■ Instructions to follow
Leave out the pictures, and write out exactly the lines from the beginning of the material to the line holding "(0,0) rectangle (1056,590);", that line included, and nothing else.
========
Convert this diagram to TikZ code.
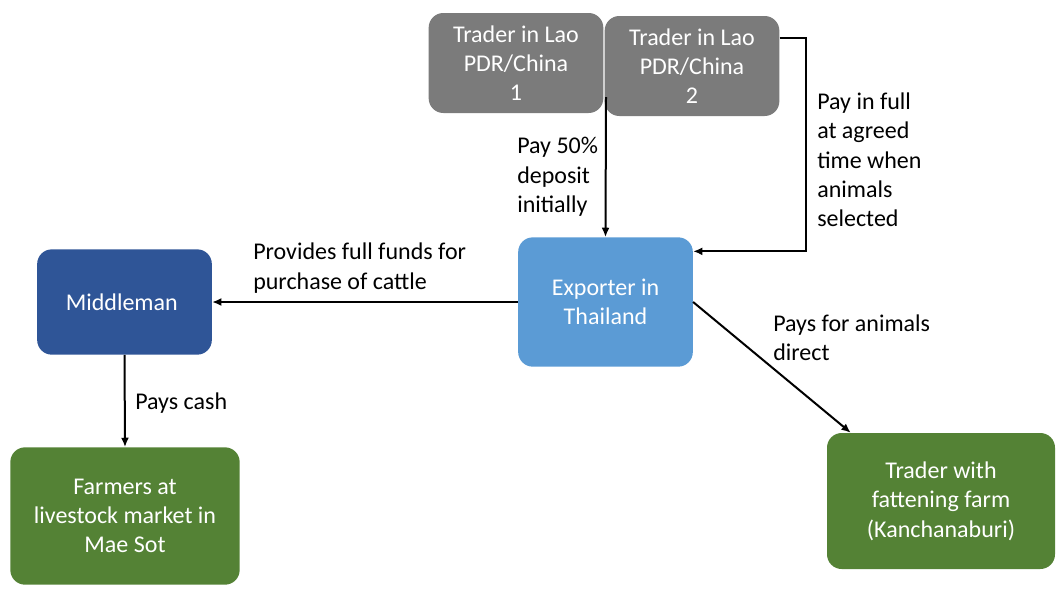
\documentclass[tikz,border=0pt]{standalone}
\usepackage{fontspec}
\setmainfont{Carlito}
\usetikzlibrary{arrows.meta,positioning,calc,shapes}
\definecolor{tradergray}{HTML}{7B7B7B}
\definecolor{exportblue}{HTML}{5B9BD5}
\definecolor{middleblue}{HTML}{2F5597}
\definecolor{farmgreen}{HTML}{548235}

\begin{document}
\begin{tikzpicture}[>={Latex[length=7pt,width=6pt]},x=0.75pt,y=-0.75pt,
  box/.style={rectangle,rounded corners=11pt,align=center,text=white,
    font=\fontsize{18}{22}\selectfont,inner sep=0pt},
  lbl/.style={align=left,anchor=west,inner sep=0pt,
    font=\fontsize{18}{22}\selectfont},
  pay/.style={->,line width=1.5pt}]
\useasboundingbox (0,0) rectangle (1056,590);

%Traders in Lao PDR/China
\node[box,fill=tradergray,minimum width=131pt,minimum height=75pt] (t1) at (516,63) {
Trader in Lao\\PDR/China\\1
};
\node[box,fill=tradergray,minimum width=131pt,minimum height=75pt] (t2) at (692,66) {
Trader in Lao\\PDR/China\\2
};

%Exporter
\node[box,fill=exportblue,minimum width=131pt,minimum height=97pt] (exp) at (605.5,302) {
Exporter in\\Thailand
};

%Middleman
\node[box,fill=middleblue,minimum width=131pt,minimum height=79pt] (mid) at (124.5,302) {
Middleman
};

%Farmers
\node[box,fill=farmgreen,minimum width=172pt,minimum height=103pt] (farm) at (125,516) {
Farmers at\\livestock market in\\Mae Sot
};

%Fattening farm
\node[box,fill=farmgreen,minimum width=171pt,minimum height=102pt] (fat) at (941,501) {
Trader with\\fattening farm\\(Kanchanaburi)
};

% payments
\coordinate (split) at (606,97);
\draw[pay] (split) -- (exp.north);
\draw[pay] ([yshift=21pt]t2.east) -- ++(26,0) |- ([yshift=38pt]exp.east);
\draw[pay] (exp.west) -- (mid.east);
\draw[pay] (mid.south) -- (farm.north);
\draw[pay] (exp.east) -- ([xshift=18pt]fat.north west);

% labels
\node[lbl] (l50) at (517,177) {Pay 50\%\\deposit\\initially};
\node[lbl] (lfull) at (817,160) {Pay in full\\at agreed\\time when\\animals\\selected};
\node[lbl] (lfunds) at (253,268) {Provides full funds for\\purchase of cattle};
\node[lbl] (lcash) at (135,403) {Pays cash};
\node[lbl] (ldirect) at (773,338) {Pays for animals\\direct};

\end{tikzpicture}
\end{document}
========
■ Response to this task
Convert this diagram to TikZ code.
\documentclass[tikz,border=0pt]{standalone}
\usepackage{fontspec}
\setmainfont{Carlito}
\usetikzlibrary{arrows.meta,positioning,calc,shapes}
\definecolor{tradergray}{HTML}{7B7B7B}
\definecolor{exportblue}{HTML}{5B9BD5}
\definecolor{middleblue}{HTML}{2F5597}
\definecolor{farmgreen}{HTML}{548235}

\begin{document}
\begin{tikzpicture}[>={Latex[length=7pt,width=6pt]},x=0.75pt,y=-0.75pt,
  box/.style={rectangle,rounded corners=11pt,align=center,text=white,
    font=\fontsize{18}{22}\selectfont,inner sep=0pt},
  lbl/.style={align=left,anchor=west,inner sep=0pt,
    font=\fontsize{18}{22}\selectfont},
  pay/.style={->,line width=1.5pt}]
\useasboundingbox (0,0) rectangle (1056,590);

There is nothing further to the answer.